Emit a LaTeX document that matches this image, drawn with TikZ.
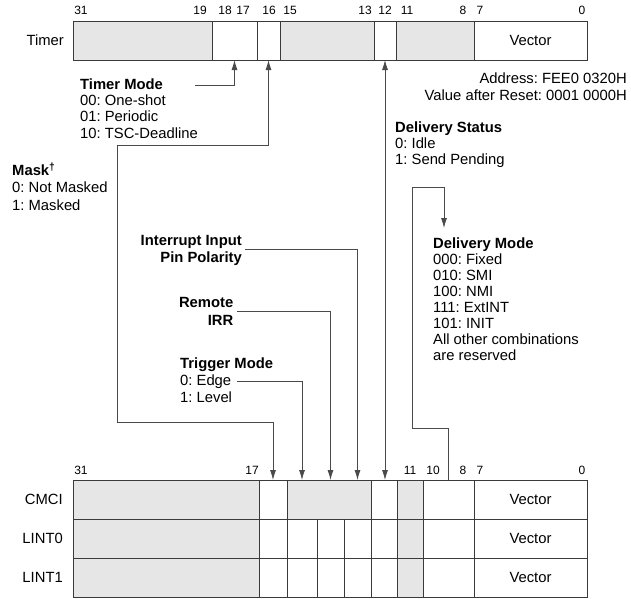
\documentclass[tikz,border=0pt]{standalone}
\usepackage{fontspec}
\setmainfont{Liberation Sans}
\usetikzlibrary{arrows.meta}
\frenchspacing

\definecolor{regfill}{HTML}{E6E6E6}
\definecolor{regline}{HTML}{3A3A3A}
\definecolor{wirec}{HTML}{4A4A4A}

\tikzset{
  cell/.style={draw=regline, line width=0.8pt, minimum height=39pt, inner sep=0pt, outer sep=0pt, font=\fontsize{14.8}{17}\selectfont},
  res/.style={cell, fill=regfill},
  bitno/.style={font=\fontsize{12}{14}\selectfont, inner sep=0pt},
  regname/.style={font=\fontsize{14.8}{17}\selectfont, anchor=east, inner sep=0pt},
  lbl/.style={font=\fontsize{14.8}{16.5}\selectfont, align=left, anchor=base west, inner sep=0pt},
  lblr/.style={lbl, align=right, anchor=base east},
  wire/.style={draw=wirec, line width=0.8pt},
  toarrow/.style={-{Latex[length=10pt,width=6pt]}},
  botharrow/.style={{Latex[length=10pt,width=6pt]}-{Latex[length=10pt,width=6pt]}}
}

\begin{document}
\begin{tikzpicture}[x=1pt,y=-1pt]
\useasboundingbox (0,0) rectangle (631,598);

% Timer register
\node[regname] (tmr) at (64,40.5) {Timer};
\node[res, minimum width=139pt] (t31) at (142.5,40.5) {};
\node[cell, minimum width=45pt] (t1817) at (234.5,40.5) {};
\node[cell, minimum width=23pt] (t16) at (268.5,40.5) {};
\node[res, minimum width=94pt] (t1513) at (327,40.5) {};
\node[cell, minimum width=22pt] (t12) at (385,40.5) {};
\node[res, minimum width=78pt] (t118) at (435,40.5) {};
\node[cell, minimum width=113pt] (t70) at (530.5,40.5) {Vector};

\node[bitno] (tb31) at (81,10) {31};
\node[bitno] (tb19) at (200,10) {19};
\node[bitno] (tb18) at (225,10) {18};
\node[bitno] (tb17) at (243,10) {17};
\node[bitno] (tb16) at (269,10) {16};
\node[bitno] (tb15) at (290,10) {15};
\node[bitno] (tb13) at (365,10) {13};
\node[bitno] (tb12) at (385,10) {12};
\node[bitno] (tb11) at (407,10) {11};
\node[bitno] (tb8) at (463,10) {8};
\node[bitno] (tb7) at (480,10) {7};
\node[bitno] (tb0) at (582,10) {0};

\node[lblr, font=\fontsize{14.8}{17}\selectfont] (addr) at (627,100.3) {Address: FEE0 0320H\\Value after Reset: 0001 0000H};

% CMCI, LINT0, LINT1
\node[regname] (cmn) at (63,499.5) {CMCI};
\node[res, minimum width=186pt] (cm31) at (166,499.5) {};
\node[cell, minimum width=28pt] (cm16) at (273,499.5) {};
\node[res, minimum width=84pt] (cm1513) at (329,499.5) {};
\node[cell, minimum width=26pt] (cm12) at (384,499.5) {};
\node[res, minimum width=26pt] (cm11) at (410,499.5) {};
\node[cell, minimum width=51pt] (cm108) at (448.5,499.5) {};
\node[cell, minimum width=113pt] (cm70) at (530.5,499.5) {Vector};

\node[regname] (lan) at (63,538.5) {LINT0};
\node[res, minimum width=186pt] (la31) at (166,538.5) {};
\node[cell, minimum width=28pt] (la16) at (273,538.5) {};
\node[cell, minimum width=30pt] (la15) at (302,538.5) {};
\node[cell, minimum width=27pt] (la14) at (330.5,538.5) {};
\node[cell, minimum width=27pt] (la13) at (357.5,538.5) {};
\node[cell, minimum width=26pt] (la12) at (384,538.5) {};
\node[res, minimum width=26pt] (la11) at (410,538.5) {};
\node[cell, minimum width=51pt] (la108) at (448.5,538.5) {};
\node[cell, minimum width=113pt] (la70) at (530.5,538.5) {Vector};

\node[regname] (lbn) at (63,577.5) {LINT1};
\node[res, minimum width=186pt] (lb31) at (166,577.5) {};
\node[cell, minimum width=28pt] (lb16) at (273,577.5) {};
\node[cell, minimum width=30pt] (lb15) at (302,577.5) {};
\node[cell, minimum width=27pt] (lb14) at (330.5,577.5) {};
\node[cell, minimum width=27pt] (lb13) at (357.5,577.5) {};
\node[cell, minimum width=26pt] (lb12) at (384,577.5) {};
\node[res, minimum width=26pt] (lb11) at (410,577.5) {};
\node[cell, minimum width=51pt] (lb108) at (448.5,577.5) {};
\node[cell, minimum width=113pt] (lb70) at (530.5,577.5) {Vector};

\node[bitno] (bb31) at (81,470) {31};
\node[bitno] (bb17) at (252,470) {17};
\node[bitno] (bb11) at (410,470) {11};
\node[bitno] (bb10) at (433,470) {10};
\node[bitno] (bb8) at (463,470) {8};
\node[bitno] (bb7) at (480,470) {7};
\node[bitno] (bb0) at (582,470) {0};

% field labels (anchored at the last line)
\node[lbl, font=\fontsize{14.8}{16.3}\selectfont] (tmode) at (80,138.2) {\textbf{Timer Mode}\\00: One-shot\\01: Periodic\\10: TSC-Deadline};
\node[lbl, font=\fontsize{14.8}{17.5}\selectfont] (mask) at (12,210.3) {\textbf{Mask\textsuperscript{\dag}}\\0: Not Masked\\1: Masked};
\node[lbl, font=\fontsize{14.8}{16}\selectfont] (dstat) at (395,164.3) {\textbf{Delivery Status}\\0: Idle\\1: Send Pending};
\node[lbl, font=\fontsize{14.8}{16}\selectfont] (dmode) at (433,360.3) {\textbf{Delivery Mode}\\000: Fixed\\010: SMI\\100: NMI\\111: ExtINT\\101: INIT\\All other combinations\\are reserved};
\node[lblr, font=\fontsize{14.8}{17}\selectfont] (ipol) at (242,262.3) {\textbf{Interrupt Input}\\\textbf{Pin Polarity}};
\node[lblr, font=\fontsize{14.8}{18}\selectfont] (rirr) at (233.5,325.3) {\textbf{Remote}\\\textbf{IRR}};
\node[lbl, font=\fontsize{14.8}{17}\selectfont] (trig) at (180,402.3) {\textbf{Trigger Mode}\\0: Edge\\1: Level};

% connectors
\coordinate (tm0) at (195,85);
\draw[wire, toarrow] (tm0) -| (t1817.south);

\coordinate (mk1) at (117,145);
\coordinate (mk2) at (117,422);
\draw[wire, botharrow] (t16.south) |- (mk1) -- (mk2) -| (cm16.north);

\coordinate (ip0) at (245,249);
\draw[wire, toarrow] (ip0) -| (la13 |- cm1513.north);
\coordinate (rr0) at (237,311);
\draw[wire, toarrow] (rr0) -| (la14 |- cm1513.north);
\coordinate (tg0) at (237,381);
\draw[wire, toarrow] (tg0) -| (la15 |- cm1513.north);

\draw[wire, botharrow] (t12.south) -- (t12.south |- cm12.north);

\coordinate (dm1) at (412,428);
\coordinate (dm2) at (412,187);
\coordinate (dm3) at (444,228);
\draw[wire, toarrow] (cm108.north) |- (dm1) -- (dm2) -| (dm3);

\end{tikzpicture}
\end{document}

####################

__Exercise goal__
Reproduce the material above in full, exactly, with no images.

__Output for this exercise__
Emit a LaTeX document that matches this image, drawn with TikZ.
\documentclass[tikz,border=0pt]{standalone}
\usepackage{fontspec}
\setmainfont{Liberation Sans}
\usetikzlibrary{arrows.meta}
\frenchspacing

\definecolor{regfill}{HTML}{E6E6E6}
\definecolor{regline}{HTML}{3A3A3A}
\definecolor{wirec}{HTML}{4A4A4A}

\tikzset{
  cell/.style={draw=regline, line width=0.8pt, minimum height=39pt, inner sep=0pt, outer sep=0pt, font=\fontsize{14.8}{17}\selectfont},
  res/.style={cell, fill=regfill},
  bitno/.style={font=\fontsize{12}{14}\selectfont, inner sep=0pt},
  regname/.style={font=\fontsize{14.8}{17}\selectfont, anchor=east, inner sep=0pt},
  lbl/.style={font=\fontsize{14.8}{16.5}\selectfont, align=left, anchor=base west, inner sep=0pt},
  lblr/.style={lbl, align=right, anchor=base east},
  wire/.style={draw=wirec, line width=0.8pt},
  toarrow/.style={-{Latex[length=10pt,width=6pt]}},
  botharrow/.style={{Latex[length=10pt,width=6pt]}-{Latex[length=10pt,width=6pt]}}
}

\begin{document}
\begin{tikzpicture}[x=1pt,y=-1pt]
\useasboundingbox (0,0) rectangle (631,598);

% Timer register
\node[regname] (tmr) at (64,40.5) {Timer};
\node[res, minimum width=139pt] (t31) at (142.5,40.5) {};
\node[cell, minimum width=45pt] (t1817) at (234.5,40.5) {};
\node[cell, minimum width=23pt] (t16) at (268.5,40.5) {};
\node[res, minimum width=94pt] (t1513) at (327,40.5) {};
\node[cell, minimum width=22pt] (t12) at (385,40.5) {};
\node[res, minimum width=78pt] (t118) at (435,40.5) {};
\node[cell, minimum width=113pt] (t70) at (530.5,40.5) {Vector};

\node[bitno] (tb31) at (81,10) {31};
\node[bitno] (tb19) at (200,10) {19};
\node[bitno] (tb18) at (225,10) {18};
\node[bitno] (tb17) at (243,10) {17};
\node[bitno] (tb16) at (269,10) {16};
\node[bitno] (tb15) at (290,10) {15};
\node[bitno] (tb13) at (365,10) {13};
\node[bitno] (tb12) at (385,10) {12};
\node[bitno] (tb11) at (407,10) {11};
\node[bitno] (tb8) at (463,10) {8};
\node[bitno] (tb7) at (480,10) {7};
\node[bitno] (tb0) at (582,10) {0};

\node[lblr, font=\fontsize{14.8}{17}\selectfont] (addr) at (627,100.3) {Address: FEE0 0320H\\Value after Reset: 0001 0000H};

% CMCI, LINT0, LINT1
\node[regname] (cmn) at (63,499.5) {CMCI};
\node[res, minimum width=186pt] (cm31) at (166,499.5) {};
\node[cell, minimum width=28pt] (cm16) at (273,499.5) {};
\node[res, minimum width=84pt] (cm1513) at (329,499.5) {};
\node[cell, minimum width=26pt] (cm12) at (384,499.5) {};
\node[res, minimum width=26pt] (cm11) at (410,499.5) {};
\node[cell, minimum width=51pt] (cm108) at (448.5,499.5) {};
\node[cell, minimum width=113pt] (cm70) at (530.5,499.5) {Vector};

\node[regname] (lan) at (63,538.5) {LINT0};
\node[res, minimum width=186pt] (la31) at (166,538.5) {};
\node[cell, minimum width=28pt] (la16) at (273,538.5) {};
\node[cell, minimum width=30pt] (la15) at (302,538.5) {};
\node[cell, minimum width=27pt] (la14) at (330.5,538.5) {};
\node[cell, minimum width=27pt] (la13) at (357.5,538.5) {};
\node[cell, minimum width=26pt] (la12) at (384,538.5) {};
\node[res, minimum width=26pt] (la11) at (410,538.5) {};
\node[cell, minimum width=51pt] (la108) at (448.5,538.5) {};
\node[cell, minimum width=113pt] (la70) at (530.5,538.5) {Vector};

\node[regname] (lbn) at (63,577.5) {LINT1};
\node[res, minimum width=186pt] (lb31) at (166,577.5) {};
\node[cell, minimum width=28pt] (lb16) at (273,577.5) {};
\node[cell, minimum width=30pt] (lb15) at (302,577.5) {};
\node[cell, minimum width=27pt] (lb14) at (330.5,577.5) {};
\node[cell, minimum width=27pt] (lb13) at (357.5,577.5) {};
\node[cell, minimum width=26pt] (lb12) at (384,577.5) {};
\node[res, minimum width=26pt] (lb11) at (410,577.5) {};
\node[cell, minimum width=51pt] (lb108) at (448.5,577.5) {};
\node[cell, minimum width=113pt] (lb70) at (530.5,577.5) {Vector};

\node[bitno] (bb31) at (81,470) {31};
\node[bitno] (bb17) at (252,470) {17};
\node[bitno] (bb11) at (410,470) {11};
\node[bitno] (bb10) at (433,470) {10};
\node[bitno] (bb8) at (463,470) {8};
\node[bitno] (bb7) at (480,470) {7};
\node[bitno] (bb0) at (582,470) {0};

% field labels (anchored at the last line)
\node[lbl, font=\fontsize{14.8}{16.3}\selectfont] (tmode) at (80,138.2) {\textbf{Timer Mode}\\00: One-shot\\01: Periodic\\10: TSC-Deadline};
\node[lbl, font=\fontsize{14.8}{17.5}\selectfont] (mask) at (12,210.3) {\textbf{Mask\textsuperscript{\dag}}\\0: Not Masked\\1: Masked};
\node[lbl, font=\fontsize{14.8}{16}\selectfont] (dstat) at (395,164.3) {\textbf{Delivery Status}\\0: Idle\\1: Send Pending};
\node[lbl, font=\fontsize{14.8}{16}\selectfont] (dmode) at (433,360.3) {\textbf{Delivery Mode}\\000: Fixed\\010: SMI\\100: NMI\\111: ExtINT\\101: INIT\\All other combinations\\are reserved};
\node[lblr, font=\fontsize{14.8}{17}\selectfont] (ipol) at (242,262.3) {\textbf{Interrupt Input}\\\textbf{Pin Polarity}};
\node[lblr, font=\fontsize{14.8}{18}\selectfont] (rirr) at (233.5,325.3) {\textbf{Remote}\\\textbf{IRR}};
\node[lbl, font=\fontsize{14.8}{17}\selectfont] (trig) at (180,402.3) {\textbf{Trigger Mode}\\0: Edge\\1: Level};

% connectors
\coordinate (tm0) at (195,85);
\draw[wire, toarrow] (tm0) -| (t1817.south);

\coordinate (mk1) at (117,145);
\coordinate (mk2) at (117,422);
\draw[wire, botharrow] (t16.south) |- (mk1) -- (mk2) -| (cm16.north);

\coordinate (ip0) at (245,249);
\draw[wire, toarrow] (ip0) -| (la13 |- cm1513.north);
\coordinate (rr0) at (237,311);
\draw[wire, toarrow] (rr0) -| (la14 |- cm1513.north);
\coordinate (tg0) at (237,381);
\draw[wire, toarrow] (tg0) -| (la15 |- cm1513.north);

\draw[wire, botharrow] (t12.south) -- (t12.south |- cm12.north);

\coordinate (dm1) at (412,428);
\coordinate (dm2) at (412,187);
\coordinate (dm3) at (444,228);
\draw[wire, toarrow] (cm108.north) |- (dm1) -- (dm2) -| (dm3);

\end{tikzpicture}
\end{document}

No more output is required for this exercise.